È la mattina del 6 gennaio 2023 quando gli occhi blu di Gianluca Vialli si chiudono per sempre. Un epilogo in qualche modo annunciato, allorché già da qualche settimana era ricoverato presso il Royal Mardsen Ospital di Londra, per l’aggravamento della recidiva tumorale al pancreas contro la quale stava combattendo già da 5 anni. Ma che non ha mancato di suscitare la sincera commozione non solo dell’intero mondo del calcio, ma di un’intera comunità che fino alla fine non ha mancato di incoraggiarlo nella sua disperata lotta contro “l’ospite indesiderato” – come lui stesso soleva chiamarlo – e che per tutto questo tempo ha continuato ad amarlo.
Classe ’64, durante una carriera da calciatore spesa soprattutto a cavallo tra gli anni ’80 e ’90, Vialli era emerso come uno dei migliori attaccanti della sua generazione. Dopo l’esplosione nella sua Cremonese, arrivò la consacrazione alla Sampdoria, in tandem con l’altro “gemello del gol”, l’amico fraterno Roberto Mancini, con il quale condividerà otto anni memorabili: 328 presenze, 141 reti, 3 Coppe Italia, 2 Supercoppe Italiane, una Coppa delle Coppe e un clamoroso Scudetto, quello vinto nel 1991 ai danni del Napoli di Diego Armando Maradona. E un grande rimpianto, la Coppa dei Campioni persa nella finale di Wembley contro il Barcellona, in quella che sarebbe rimasta la sua ultima presenza con la casacca doriana.
Vialli, però, si sarebbe rifatto con gli interessi: passato alla Juventus, in bianconero avrebbe conquistato tutte le principali competizioni UEFA, inclusa – con al braccio la fascia da capitano – quella dalle Grandi Orecchie sfuggitagli durante la permanenza ligure. Un palmarès invidiabile, ulteriormente arricchito, durante la breve carriera da allenatore consumata quasi interamente al Chelsea, con una Coppa d’Inghilterra, una Coppa di Lega e una Supercoppa Europea. Con la casacca della nazionale non conoscerà uguali fortune: in 7 anni collezionerà 16 gol in 59 presenze, non andando oltre il deludente bronzo del mondiale casalingo del 1990.

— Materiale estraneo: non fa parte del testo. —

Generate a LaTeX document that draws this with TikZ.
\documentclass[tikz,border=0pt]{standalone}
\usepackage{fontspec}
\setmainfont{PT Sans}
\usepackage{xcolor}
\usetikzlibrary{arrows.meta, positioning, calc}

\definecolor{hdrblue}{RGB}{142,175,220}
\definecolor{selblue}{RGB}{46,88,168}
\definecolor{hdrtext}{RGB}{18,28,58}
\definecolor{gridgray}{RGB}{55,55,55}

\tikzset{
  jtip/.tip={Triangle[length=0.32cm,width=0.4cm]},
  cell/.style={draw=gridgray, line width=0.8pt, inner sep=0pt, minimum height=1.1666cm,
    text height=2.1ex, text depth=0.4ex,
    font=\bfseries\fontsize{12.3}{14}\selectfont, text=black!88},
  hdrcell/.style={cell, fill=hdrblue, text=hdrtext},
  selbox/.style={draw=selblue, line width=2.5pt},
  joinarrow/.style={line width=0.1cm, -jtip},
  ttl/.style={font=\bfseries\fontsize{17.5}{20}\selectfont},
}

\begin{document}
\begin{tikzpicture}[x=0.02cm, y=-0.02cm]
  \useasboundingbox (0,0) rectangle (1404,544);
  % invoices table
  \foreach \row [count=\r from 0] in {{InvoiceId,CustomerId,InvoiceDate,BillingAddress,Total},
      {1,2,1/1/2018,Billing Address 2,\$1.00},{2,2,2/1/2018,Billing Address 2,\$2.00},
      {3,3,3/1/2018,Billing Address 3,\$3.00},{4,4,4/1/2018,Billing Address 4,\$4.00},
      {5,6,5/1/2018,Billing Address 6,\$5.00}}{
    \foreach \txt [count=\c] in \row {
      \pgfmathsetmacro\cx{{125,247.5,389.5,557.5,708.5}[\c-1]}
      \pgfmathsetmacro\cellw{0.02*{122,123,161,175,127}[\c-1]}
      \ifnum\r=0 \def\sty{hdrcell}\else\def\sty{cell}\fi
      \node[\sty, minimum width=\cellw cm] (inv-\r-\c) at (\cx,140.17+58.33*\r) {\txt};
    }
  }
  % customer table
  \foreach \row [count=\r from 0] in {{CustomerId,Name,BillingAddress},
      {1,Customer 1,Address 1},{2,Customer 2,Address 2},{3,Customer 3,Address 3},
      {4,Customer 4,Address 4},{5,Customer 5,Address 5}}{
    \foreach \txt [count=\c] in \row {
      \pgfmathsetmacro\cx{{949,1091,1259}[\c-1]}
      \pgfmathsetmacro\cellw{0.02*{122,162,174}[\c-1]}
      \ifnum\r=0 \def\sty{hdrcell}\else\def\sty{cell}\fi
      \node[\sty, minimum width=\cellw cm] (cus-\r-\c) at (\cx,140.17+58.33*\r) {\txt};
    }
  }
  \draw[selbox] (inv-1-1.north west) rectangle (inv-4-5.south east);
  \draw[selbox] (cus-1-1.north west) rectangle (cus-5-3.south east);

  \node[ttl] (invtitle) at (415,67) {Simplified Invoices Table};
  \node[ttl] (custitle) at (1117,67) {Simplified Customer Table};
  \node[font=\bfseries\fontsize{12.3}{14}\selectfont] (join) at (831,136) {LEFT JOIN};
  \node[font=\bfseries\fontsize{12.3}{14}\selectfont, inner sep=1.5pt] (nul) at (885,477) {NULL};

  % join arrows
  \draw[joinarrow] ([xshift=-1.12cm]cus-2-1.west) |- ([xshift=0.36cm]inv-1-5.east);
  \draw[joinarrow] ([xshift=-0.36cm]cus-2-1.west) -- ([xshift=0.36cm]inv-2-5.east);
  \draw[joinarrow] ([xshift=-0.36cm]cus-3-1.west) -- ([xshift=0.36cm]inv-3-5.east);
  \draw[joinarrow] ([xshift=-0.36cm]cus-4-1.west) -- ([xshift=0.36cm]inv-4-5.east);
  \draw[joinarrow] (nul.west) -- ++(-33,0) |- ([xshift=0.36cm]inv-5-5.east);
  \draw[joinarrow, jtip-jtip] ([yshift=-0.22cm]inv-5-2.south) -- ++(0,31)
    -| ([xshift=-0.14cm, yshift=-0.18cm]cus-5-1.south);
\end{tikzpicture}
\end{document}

Animo sensibile, carattere empatico e affabile, nel 2017 la diagnosi del cancro al pancreas. Fortemente voluto da Mancini come capo delegazione dell’Italia, è riconosciuto dal gruppo azzurro come elemento fondamentale nella vittoriosa kermesse di Euro 2020, quando “vendicherà” la sconfitta di Wembley di quasi trent’anni prima laureandosi campione continentale. Immancabile il cordoglio del mondo del pallone, già provato dai recenti addii a Pelé, Sinisa Mihajlovic e al giornalista Mario Sconcerti. In segno di lutto, ogni campo osserverà un minuto di silenzio.